When gas welding thin parts with a thickness of less than 3mm, the torch inclination angle is 20-40°; when gas welding thick parts, the torch inclination angle is 40-80°, and the angle between the aluminum welding wire and the torch is 80-100°. Aluminum alloy gas welding should try to weld the joints at one time, and not deposit the second layer because the slag inclusion in the weld will be caused when the second layer is deposited.
What treatment needs to be done after welding
The corrosion of the aluminum joint by the residual flux and slag on the surface of the gas welding seam is one of the reasons for the damage of the aluminum joint in future use.
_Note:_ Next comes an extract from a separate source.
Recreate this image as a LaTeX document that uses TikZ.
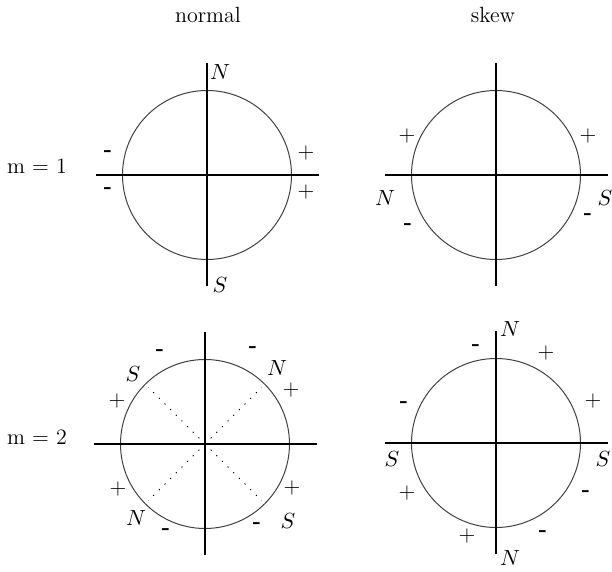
\documentclass[tikz,border=0pt]{standalone}
\usepackage{amsmath}
\usepackage{tikz}

\tikzset{
  ring/.style={line width=0.5pt, black!75},
  axis/.style={line width=0.65pt},
  fieldline/.style={line width=0.5pt, dash pattern=on 0.6pt off 3.4pt},
  plus/.style={inner sep=0pt},
  minus/.style={inner sep=0pt, font=\fontsize{11}{13}\selectfont\bfseries},
}

\begin{document}
\begin{tikzpicture}[x=0.5pt,y=0.5pt,every node/.append style={font=\fontsize{11}{13}\selectfont}]
\useasboundingbox (0,0) rectangle (612,572);
% titles of the columns and rows
\node (normal) at (208,557) {normal};
\node (skew) at (493,557) {skew};
\node (m1) at (37,406) {m = 1};
\node (m2) at (37,135) {m = 2};
% the four circles and their axes
\foreach \n/\x/\y in {c1/207/397,c2/496/397,c3/205/128,c4/496/129} {
  \coordinate (\n) at (\x,\y);
  \draw[ring] (\n) circle (42.25pt);
  \draw[axis] (\x-111.5,\y) -- (\x+111.5,\y);
  \draw[axis] (\x,\y-111.5) -- (\x,\y+111.5);
}
\foreach \a in {45,135,225,315}
  \draw[fieldline] (c3) -- ++(\a:80);
% poles
\foreach \x/\y/\p [count=\i] in {220/500/N,220/287/S,385/374/N,605/374/S,277/204/N,133/198/S,136/54/N,288/51/S,510/243/N,510/14/N,392/113/S,603/113/S}
  \node (p\i) at (\x,\y) {$\p$};
% signs
\foreach \x/\y [count=\i] in {306/419,306/380,407/436,588/436,117/171,291/182,118/83,292/84,546/219,593/171,407/79,467/36}
  \node[plus] (pl\i) at (\x,\y) {+};
\foreach \x/\y [count=\i] in {108/419,108/382,408/346,588/356,160/220,253/223,166/41,257/47,476/225,404/168,586/79,543/39}
  \node[minus] (mi\i) at (\x,\y-1) {-};
\end{tikzpicture}
\end{document}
Within 1 to 6 hours after gas welding, the residual flux and slag should be cleaned to prevent corrosion of the weldment. The cleaning process after welding is as follows.
1. After welding, immerse the weldment in a hot water tank at 40-50°C. It is best to use flowing hot water to brush the welding seam and the places where the residual flux and slag remain near the welding seam until it is cleaned up.
2. Immerse the weldment in the nitric acid solution. When the room temperature is above 25°, the concentration of the solution is 15% to 25%, and the immersion time is 10 to 15 minutes. When the room temperature is 10~15℃, the concentration of the solution is 20%~25%, and the immersion time is 15min.
3. Immerse the weldment in the tank of flowing hot water (temperature is 40-50℃) for 5-10min.
4. Rinse the weldment with cold water for 5 minutes.
5. Dry the weldment naturally, or dry it in a drying oven or dry it with hot air.